When your turn comes, you have your opening for, “If intelligence is totally and completely determined by the environment, then everyone can be a genius regardless of any kind of inherent mental disability. Even people who attend the same school as my honourable opponents.”

This is a touchy area, but you can find a way to deal with it as Thomas Huxley did against Bishop Samuel Wilberforce in the 1860 Oxford Evolution Debate which took place shortly after Charles Darwin published On the Origin of Species. Huxley was Darwin’s friend and chief scientific defender. Wilberforce, known as “Soapy Sam” for his smoothness and rhetorical slipperiness in debate, offered a lengthy denunciation of Darwin’s theory, ridiculing it and declaring it to be at odds with Scripture. As he closed his remarks, Wilberforce turned to Huxley and sneeringly asked him if it was through his grandfather or grandmother that he claimed descent from apes. Huxley turned to the man seated next to him and whispered, “The Lord hath delivered him into mine hands.” Rising to his feet, Huxley responded that he would rather have an ape for an ancestor than a bishop who distorted the truth.

I would have started the heredity versus environment debate by first defining my terms. My approach would have been, “Where I come from, if a child resembles the father it is heredity and if the child resembles the neighbour, that is environment.”

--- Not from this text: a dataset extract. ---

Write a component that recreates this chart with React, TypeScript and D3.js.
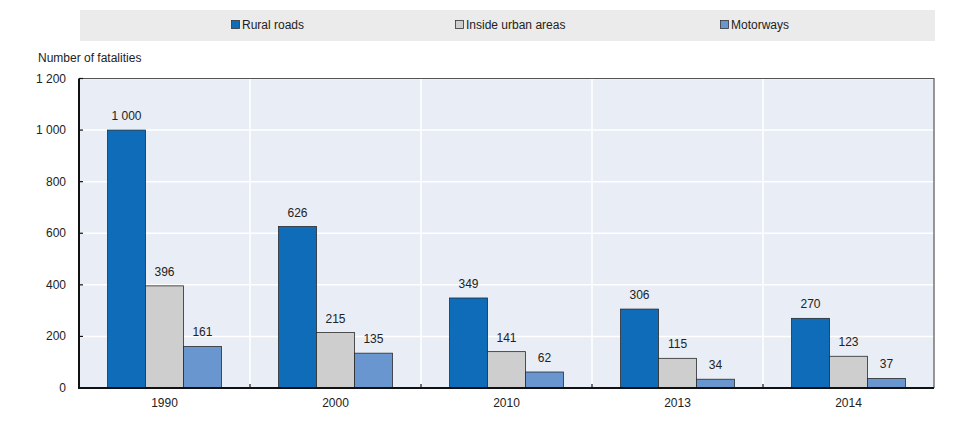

Of course, the holy Irishmen who ran the school would not have allowed that. But they would have liked two examples that are often quoted. One is a question about how many boxes of cookies some Girl Scouts sold in an hour. The argument against was, “There is no way those Girl Scouts could have sold all those cases of cookies in one hour. If they did, they would have made $500 in one hour, which, based on an eight hour day is over a million dollars a year. That is more than most lawyers, doctors, and successful businesspeople make!”

Then there is, “Don’t forget God’s commandment, ‘thou shall not kill’. By using mouthwash, you are killing 99.9 per cent of the germs that cause bad breath.  Prepare for Hell.” 

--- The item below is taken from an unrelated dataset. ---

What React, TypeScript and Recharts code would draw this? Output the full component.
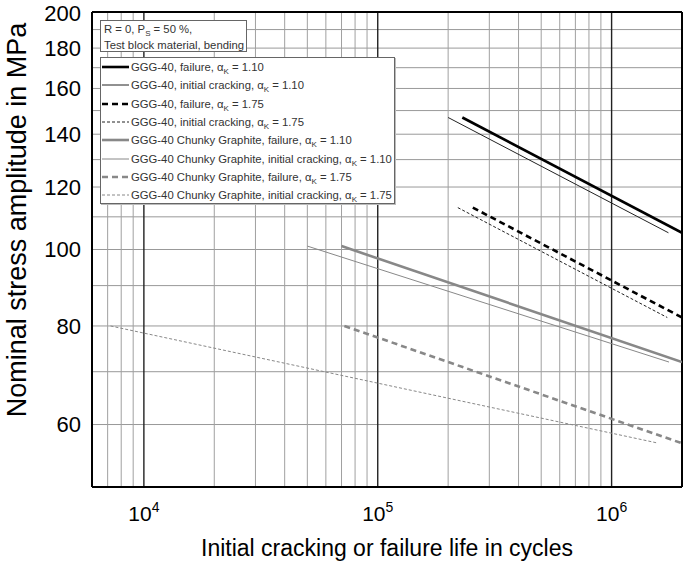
import React from 'react';
import { LineChart, Line, XAxis, YAxis, ReferenceLine, Legend } from 'recharts';

const FONT = '"Liberation Sans", Arial, sans-serif';

// axis ranges and ticks
const xDomain = [6000, 2000000];
const yDomain = [50, 200];
const xTicks = [10000, 100000, 1000000];
const yTicks = [60, 80, 100, 120, 140, 160, 180, 200];

// grid
const xMinorGrid = [
	7000, 8000, 9000, 20000, 30000, 40000, 50000, 60000, 70000, 80000, 90000,
	200000, 300000, 400000, 500000, 600000, 700000, 800000, 900000,
];
const xDecadeGrid = [10000, 100000, 1000000];
const yGrid = [60, 70, 80, 90, 100, 110, 120, 130, 140, 150, 160, 170, 180, 190];

// S-N lines (cycles, MPa)
const ggg40Failure110 = [
	{ x: 230000, y: 147 },
	{ x: 2000000, y: 105 },
];
const ggg40Crack110 = [
	{ x: 200000, y: 147 },
	{ x: 1750000, y: 105 },
];
const ggg40Failure175 = [
	{ x: 255000, y: 113 },
	{ x: 2000000, y: 82 },
];
const ggg40Crack175 = [
	{ x: 220000, y: 113 },
	{ x: 1730000, y: 82 },
];
const chunkyFailure110 = [
	{ x: 70000, y: 101 },
	{ x: 2000000, y: 72 },
];
const chunkyCrack110 = [
	{ x: 50000, y: 101 },
	{ x: 1760000, y: 72 },
];
const chunkyFailure175 = [
	{ x: 72000, y: 80 },
	{ x: 2000000, y: 56.8 },
];
const chunkyCrack175 = [
	{ x: 7200, y: 80 },
	{ x: 1550000, y: 56.9 },
];

const series = [
	{ name: 'GGG-40, failure, ', alpha: '1.10', data: ggg40Failure110, color: '#000', width: 2.6, dash: undefined },
	{ name: 'GGG-40, initial cracking, ', alpha: '1.10', data: ggg40Crack110, color: '#222', width: 1, dash: undefined },
	{ name: 'GGG-40, failure, ', alpha: '1.75', data: ggg40Failure175, color: '#000', width: 2.6, dash: '6 4' },
	{ name: 'GGG-40, initial cracking, ', alpha: '1.75', data: ggg40Crack175, color: '#222', width: 1, dash: '3 2' },
	{ name: 'GGG-40 Chunky Graphite, failure, ', alpha: '1.10', data: chunkyFailure110, color: '#888', width: 2.6, dash: undefined },
	{ name: 'GGG-40 Chunky Graphite, initial cracking, ', alpha: '1.10', data: chunkyCrack110, color: '#888', width: 1, dash: undefined },
	{ name: 'GGG-40 Chunky Graphite, failure, ', alpha: '1.75', data: chunkyFailure175, color: '#888', width: 2.6, dash: '6 4' },
	{ name: 'GGG-40 Chunky Graphite, initial cracking, ', alpha: '1.75', data: chunkyCrack175, color: '#888', width: 1, dash: '3 2' },
];

function DecadeTick({ x, y, payload }: any) {
	const exp = Math.round(Math.log10(payload.value));
	return (
		<text x={x} y={y + 34} textAnchor='middle' fontFamily={FONT} fontSize={21} fill='#000'>
			10
			<tspan dy={-9} fontSize={14}>
				{exp}
			</tspan>
		</text>
	);
}

function Sub({ children }: { children: React.ReactNode }) {
	return <span style={{ fontSize: 8, position: 'relative', top: 3 }}>{children}</span>;
}

function LegendBoxes() {
	const box: React.CSSProperties = {
		position: 'absolute',
		left: 0,
		background: '#fff',
		border: '1px solid #666',
		boxSizing: 'border-box',
		fontFamily: FONT,
		fontSize: 11.3,
		color: '#333',
		whiteSpace: 'nowrap',
	};
	return (
		<div style={{ position: 'relative', width: 295, height: 184 }}>
			<div style={{ ...box, top: 0, width: 147, height: 32, padding: '1px 0 0 3px', lineHeight: '15px' }}>
				<div>
					R = 0, P<Sub>S</Sub> = 50 %,
				</div>
				<div>Test block material, bending</div>
			</div>
			<div style={{ ...box, top: 37, width: 295, height: 147, boxShadow: '1px 1px 0 #bbb' }}>
				{series.map((s, i) => (
					<div key={i} style={{ height: 18.3, display: 'flex', alignItems: 'center' }}>
						<svg width={29} height={10} style={{ flex: 'none' }}>
							<line x1={1} y1={5} x2={28} y2={5} stroke={s.color} strokeWidth={s.width} strokeDasharray={s.dash} />
						</svg>
						<span style={{ marginLeft: 1 }}>
							{s.name}α<Sub>K</Sub> = {s.alpha}
						</span>
					</div>
				))}
			</div>
		</div>
	);
}

export default function App() {
	return (
		<div style={{ width: 685, height: 564, background: '#fff' }}>
			<style>{'body{margin:0}'}</style>
			<LineChart width={685} height={564} margin={{ top: 12, right: 3, bottom: 0, left: 0 }}>
				<XAxis
					type='number'
					dataKey='x'
					scale='log'
					domain={xDomain}
					ticks={xTicks}
					allowDataOverflow
					height={77}
					tickLine={false}
					axisLine={false}
					tickSize={0}
					tickMargin={0}
					tick={<DecadeTick />}
					label={{
						value: 'Initial cracking or failure life in cycles',
						position: 'insideBottom',
						offset: 8,
						style: { fontFamily: FONT, fontSize: 23, fill: '#000' },
					}}
				/>
				<YAxis
					type='number'
					dataKey='y'
					scale='log'
					domain={yDomain}
					ticks={yTicks}
					allowDataOverflow
					width={92}
					tickLine={false}
					axisLine={false}
					tickSize={0}
					tickMargin={11}
					tick={{ fontFamily: FONT, fontSize: 22, fill: '#000' }}
					label={{
						content: () => (
							<text
								x={17}
								y={220}
								transform='rotate(-90 17 220)'
								textAnchor='middle'
								dominantBaseline='central'
								fontFamily={FONT}
								fontSize={27}
								fill='#000'
							>
								Nominal stress amplitude in MPa
							</text>
						),
					}}
				/>
				{yGrid.map((v) => (
					<ReferenceLine key={'h' + v} y={v} stroke='#999' strokeWidth={1} />
				))}
				{xMinorGrid.map((v) => (
					<ReferenceLine key={'v' + v} x={v} stroke='#a0a0a0' strokeWidth={1} />
				))}
				{xDecadeGrid.map((v) => (
					<ReferenceLine key={'d' + v} x={v} stroke='#222' strokeWidth={1.4} />
				))}
				<ReferenceLine x={xDomain[0]} stroke='#000' strokeWidth={2} />
				<ReferenceLine x={xDomain[1]} stroke='#000' strokeWidth={2} />
				<ReferenceLine y={yDomain[0]} stroke='#000' strokeWidth={2} />
				<ReferenceLine y={yDomain[1]} stroke='#000' strokeWidth={2} />
				{series.map((s, i) => (
					<Line
						key={i}
						data={s.data}
						dataKey='y'
						type='linear'
						stroke={s.color}
						strokeWidth={s.width}
						strokeDasharray={s.dash}
						dot={false}
						activeDot={false}
						isAnimationActive={false}
						legendType='none'
					/>
				))}
				<Legend
					layout='vertical'
					align='center'
					verticalAlign='middle'
					content={() => <LegendBoxes />}
					wrapperStyle={{ left: 100, top: 20, width: 295, height: 184 }}
				/>
			</LineChart>
		</div>
	);
}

I think of “reductio ad absurdum” whenever I listen to a debate in one of the region’s Parliaments or, recently, in the much hyped Clinton versus Trump debates. In the Caribbean it is very clear that the days of the great speakers – Manley and Bustamante, Barrow and Adams, Eric Williams and Lionel Seukeran, Forbes Burnham and Cheddi Jagan, even Panday and Robinson, have ended. In the case of the debates between the two contestants for the presidency of the United States, there is none of the drama of the initial Kennedy/Nixon debate on September 26, 1960. It has been all downhill since then.

The most recent debate, on Sunday night, was the worst I have ever seen – sordid, accusatory and lacking what all debaters know is the primary rule of the art form that debating is and must be: treat your opponents with respect. In this sense, the art of debating itself, and not just the points made by one side or the other, has been reduced to absurdity.

Tony Deyal was last seen quoting comedian Jimmy Fallon who quipped, “It’s reported that even the Taliban actually had a debate viewing party. So for the first time, it looks like they’re torturing themselves.”